Remember that grad and gradapprox are both vectors, right? So what is the absolute value of a vector? It is a vector of absolute values. The 2-norm of a vector is the Euclidean length of the vector, which is a scalar. You want a scalar value for the difference.
You don’t have to take my word for this or wonder what np.abs(grad - gradapprox) gives you. Why don’t you try it and see what you get?
Well, I’m talking about the “general case” here. If you are talking about the 1D case, then either will give the same answer in that case. But the 1D case is not really interesting. They only show it to introduce the concepts and if you’re going to do that, doing it differently for the 1D case would sort of defeat the pedagogical point.
Thank you for the response! Yes, I was talking about the 1D case.
Yes, np.abs(grad - gradapprox) returns a vector, but what if we use sum(np.abs(grad - gradapprox)) / grad.shape[0]. This way you would get the average gradient difference, right? I know the two methods would give 2 different values, but why would the 2-norm method be used instead?

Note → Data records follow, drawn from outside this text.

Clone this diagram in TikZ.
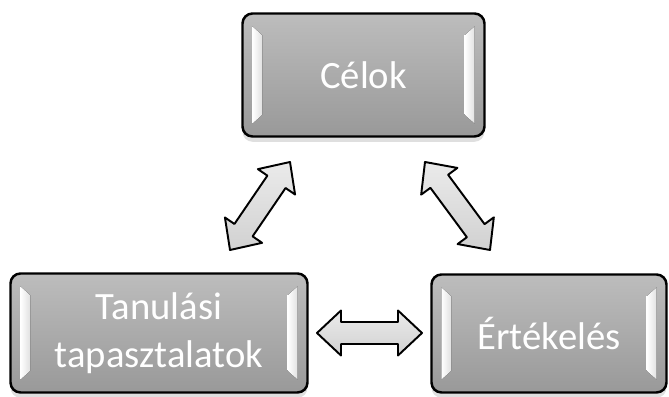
\documentclass[tikz,border=0pt]{standalone}
\usepackage{fontspec}
\setmainfont{Carlito}
\usepackage{tikz}
\usetikzlibrary{calc,shadows}

\newcommand{\arrhl}{0.48cm} % head length
\newcommand{\arrhw}{0.45cm} % half width of head
\newcommand{\arrsw}{0.22cm} % half width of shaft

% fat double arrow between two named points
\newcommand{\fatarrow}[2]{%
  \draw[fatarrow] (#1) -- ($(#1)!\arrhl!(#2)!\arrhw!90:(#2)$)
    -- ($(#1)!\arrhl!(#2)!\arrsw!90:(#2)$)
    -- ($(#2)!\arrhl!(#1)!\arrsw!-90:(#1)$)
    -- ($(#2)!\arrhl!(#1)!\arrhw!-90:(#1)$)
    -- (#2)
    -- ($(#2)!\arrhl!(#1)!\arrhw!90:(#1)$)
    -- ($(#2)!\arrhl!(#1)!\arrsw!90:(#1)$)
    -- ($(#1)!\arrhl!(#2)!\arrsw!-90:(#2)$)
    -- ($(#1)!\arrhl!(#2)!\arrhw!-90:(#2)$)
    -- cycle;}

% white bevel strips inside a box
\newcommand{\bevel}[1]{%
  \fill[left color=white, right color=black!12]
    ($(#1.north west)+(0.22,-0.28)$) -- ($(#1.north west)+(0.42,-0.46)$)
    -- ($(#1.south west)+(0.42,0.46)$) -- ($(#1.south west)+(0.22,0.28)$) -- cycle;
  \fill[left color=white, right color=black!12]
    ($(#1.north east)+(-0.22,-0.28)$) -- ($(#1.north east)+(-0.42,-0.46)$)
    -- ($(#1.south east)+(-0.42,0.46)$) -- ($(#1.south east)+(-0.22,0.28)$) -- cycle;}

\begin{document}
\begin{tikzpicture}[
            box/.style = {shape=rectangle, rounded corners=0.2cm,
                draw=black, line width=1.4pt,
                top color=black!26, bottom color=black!40,
                drop shadow={shadow xshift=0pt, shadow yshift=-3pt, opacity=0.25},
                text=white, align=center,
                font=\fontsize{22}{27.5}\selectfont}, % gray buttons
            fatarrow/.style = {draw=black, line width=1.1pt, line join=round,
                top color=black!8, bottom color=black!18} % block arrows
        ]
\useasboundingbox (0,0) rectangle (13.38,7.94);

\node[box, minimum width=4.84cm, minimum height=2.46cm] (celok) at (7.27,6.44) {Célok};
\node[box, minimum width=5.94cm, minimum height=2.38cm] (tanulas) at (3.18,1.28) {Tanulási\\tapasztalatok};
\node[box, minimum width=4.70cm, minimum height=2.36cm] (ertekeles) at (10.98,1.27) {Értékelés};

\foreach \b in {celok,tanulas,ertekeles}
  \bevel{\b};

\coordinate (bal1) at (4.60,2.94);
\coordinate (bal2) at (5.80,4.70);
\coordinate (jobb1) at (8.50,4.70);
\coordinate (jobb2) at (9.80,2.94);
\coordinate (lent1) at (6.34,1.28);
\coordinate (lent2) at (8.44,1.28);

\fatarrow{bal1}{bal2}
\fatarrow{jobb1}{jobb2}
\fatarrow{lent1}{lent2}
\end{tikzpicture}
\end{document}
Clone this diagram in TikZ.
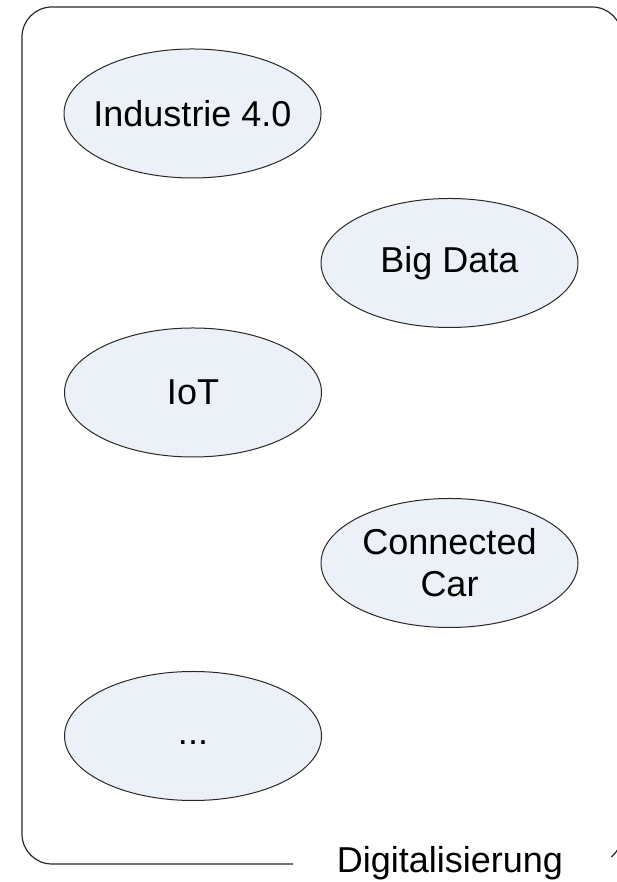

When dealing with vectors and you want a metric, the L2 norm (Euclidean distance) is usually preferred over the L1 norm (absolute value of the difference) because of its mathematical properties:
It’s differentiable, which absolute value is not at z = 0.
It gives much higher penalties to larger errors and gives lower penalties for very small errors (<< 1).
Understanding why point 2) is important is clearer if you think about the gradients: the derivative of z^2 is 2z of course and the derivative of |z| is either -1 or 1 depending on whether z < 0 or z > 0. So for the L2 case, the gradient is giving a stronger “push” towards the right answer the farther away you are, whereas L1 doesn’t really care and gives the same level of “push” no matter how big or small the error is.
Interesting! But why do we divide by the sum of the norms and not just by the norm of the “reference” exact value “grad”? I used to always divide by the “reference”. Here is what I mean Approximation error - Wikipedia
It is applied to L1 norm but the idea is the same.
The point of the division is to take the scale of the values into account. The absolute difference by itself doesn’t tell you anything, right? If the difference has length 1 and each of the vectors have length > 10^6, then that’s a pretty small error. But what if the absolute difference is 1 and the vectors are each of length 0.75? The reason you take the sum is that the lengths of both vectors matter. Think of it as the relative error.
With \epsilon more thought, the other point is that if you want to do a more pure version of approximation error, how do you know which to use as the reference value? You can’t use grad, right? The whole point of this algorithm is that we can’t assume it is correct. I guess you could use grad_approx as the reference value and arguably that would be just as legitimate and perhaps closer to Approximation Error. I’m not sure why they have chosen the sum, but that seems to be the usual way of computing the success criterion in gradient checking.
Thanks! Now I see. For me, the “relative difference” was purely a “relative change” calculation, but “relative change” and “relative difference” weren’t the same. If we calculate the relative difference, we simply do not know if “grad” or gradapprox" is the exact value of reference. In the contrary, if it is a relative change, we have to take one of the magnitudes as the reference, because otherwise what would be the original magnitude we measure the “distance” from.
I found this Wikipedia article very insightful!
Thanks for the link, which gives a clear statement of the distinction between relative change and relative difference! Having seen that explanation, it makes sense that they chose relative difference for their purpose here.